Increasing Productivity in Your Store: Credit Card Applications
Part II
What is credit? Simply stated, credit is money available for a customer to borrow. When it is a store credit card, credit can be considered an arrangement for deferred payment for goods purchased within the store. Basically, a customer uses a credit card to buy an item now and pay for it later. If a credit card bill isn't paid in full by the due date, interest accrues.With the JC Penney credit card, the APR (Annual Percentage Rate) is 21%. If a customer is late in making their payment more than twice in any six consecutive month billing period, their APR increases to 24.99%. If a payment is late, a late payment fee will appear on the customer's credit card. The amount of the fee depends on the outstanding balance of the card: $10 if the new balance after the payment due date is under $50; $20 if the new balance is $50-$99.99; $25 if the new balance is $100.00-$499.99; and $29 if the new balance is $500 or more. These fees only apply if the bill isn't paid on time. The interest only accrues if a bill isn't paid in full.

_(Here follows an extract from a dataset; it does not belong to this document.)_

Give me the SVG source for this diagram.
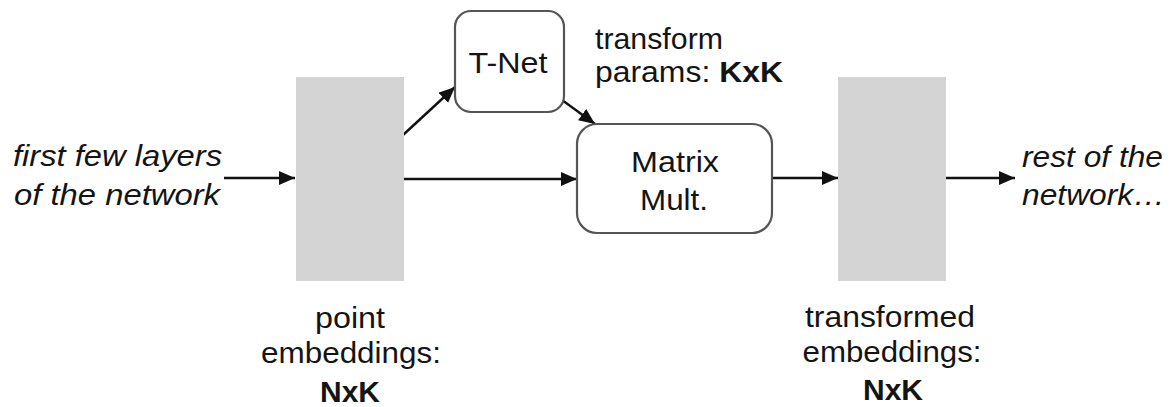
<svg xmlns="http://www.w3.org/2000/svg" width="1170" height="407" viewBox="0 0 1170 407">
  <style>
    text { font-family: "Liberation Sans", Arial, sans-serif; font-size: 29px; fill: #141414; }
    .it { font-style: italic; }
    .b { font-weight: bold; }
    .mid { text-anchor: middle; }
    .emb { fill: #d4d4d4; stroke: none; }
    .box { fill: #ffffff; stroke: #555555; stroke-width: 2.2; }
    .edge { fill: none; stroke: #111111; stroke-width: 2.4; marker-end: url(#head); }
  </style>
  <defs>
    <marker id="head" markerUnits="userSpaceOnUse" markerWidth="16" markerHeight="14" viewBox="0 0 16 14" refX="16" refY="7" orient="auto">
      <path d="M0,0 L16,7 L0,14 z" fill="#111111"/>
    </marker>
  </defs>
  <rect width="1170" height="407" fill="#ffffff"/>

  <!-- connectors -->
  <g id="connectors">
    <line class="edge" x1="224" y1="178" x2="295" y2="178"/>
    <line class="edge" x1="404" y1="179" x2="577" y2="179"/>
    <line class="edge" x1="403" y1="135" x2="455" y2="87"/>
    <line class="edge" x1="562" y1="100" x2="595" y2="124"/>
    <line class="edge" x1="772" y1="178" x2="838" y2="178"/>
    <line class="edge" x1="944" y1="178" x2="1015" y2="178"/>
  </g>

  <!-- input label -->
  <g id="input">
    <text class="it" x="13" y="166" textLength="209" lengthAdjust="spacingAndGlyphs">first few layers</text>
    <text class="it" x="14" y="205" textLength="206" lengthAdjust="spacingAndGlyphs">of the network</text>
  </g>

  <!-- point embeddings -->
  <g id="point-embeddings">
    <rect class="emb" x="296" y="77" width="108" height="204"/>
    <text class="mid" x="350" y="328" textLength="70" lengthAdjust="spacingAndGlyphs">point</text>
    <text class="mid" x="351" y="363" textLength="180" lengthAdjust="spacingAndGlyphs">embeddings:</text>
    <text class="mid b" x="350" y="402" textLength="60" lengthAdjust="spacingAndGlyphs">NxK</text>
  </g>

  <!-- T-Net -->
  <g id="tnet">
    <rect class="box" x="455" y="11" width="109" height="101" rx="16" ry="16"/>
    <text class="mid" x="508" y="73" textLength="79" lengthAdjust="spacingAndGlyphs">T-Net</text>
  </g>

  <!-- transform params label -->
  <g id="transform-params">
    <text x="595" y="49" textLength="128" lengthAdjust="spacingAndGlyphs">transform</text>
    <text x="595" y="82" textLength="188" lengthAdjust="spacingAndGlyphs">params: <tspan class="b">KxK</tspan></text>
  </g>

  <!-- Matrix Mult -->
  <g id="matrix-mult">
    <rect class="box" x="577" y="124" width="195" height="109" rx="20" ry="20"/>
    <text class="mid" x="675" y="172" textLength="88" lengthAdjust="spacingAndGlyphs">Matrix</text>
    <text class="mid" x="674" y="210" textLength="68" lengthAdjust="spacingAndGlyphs">Mult.</text>
  </g>

  <!-- transformed embeddings -->
  <g id="transformed-embeddings">
    <rect class="emb" x="838" y="77" width="108" height="204"/>
    <text class="mid" x="890" y="327" textLength="170" lengthAdjust="spacingAndGlyphs">transformed</text>
    <text class="mid" x="892" y="362" textLength="179" lengthAdjust="spacingAndGlyphs">embeddings:</text>
    <text class="mid b" x="893" y="400" textLength="60" lengthAdjust="spacingAndGlyphs">NxK</text>
  </g>

  <!-- output label -->
  <g id="output">
    <text class="it" x="1022" y="167" textLength="141" lengthAdjust="spacingAndGlyphs">rest of the</text>
    <text class="it" x="1022" y="205" textLength="143" lengthAdjust="spacingAndGlyphs">network…</text>
  </g>
</svg>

Applying for a JC Penney Credit Card is completely secure. The only "person" who considers the customer's information is GE Money Bank, the bank that operates the JC Penney Credit Card. A small sheet is filled out on the back of the major application, which simply asks for the customer's name, signature, birth date and last 4 digits of their social security number. The customer then follows through the prompt through the touch-screen with the sales associate. The sales associate asks a series of questions and requests the customer's driver's license. The information requested can usually be taken off of the driver's license: birth date, address and full name. The remainder of the information requested is the entire social security number, whether the customer rents or owns their residence, and whether or not the amount of their purchase is over $500.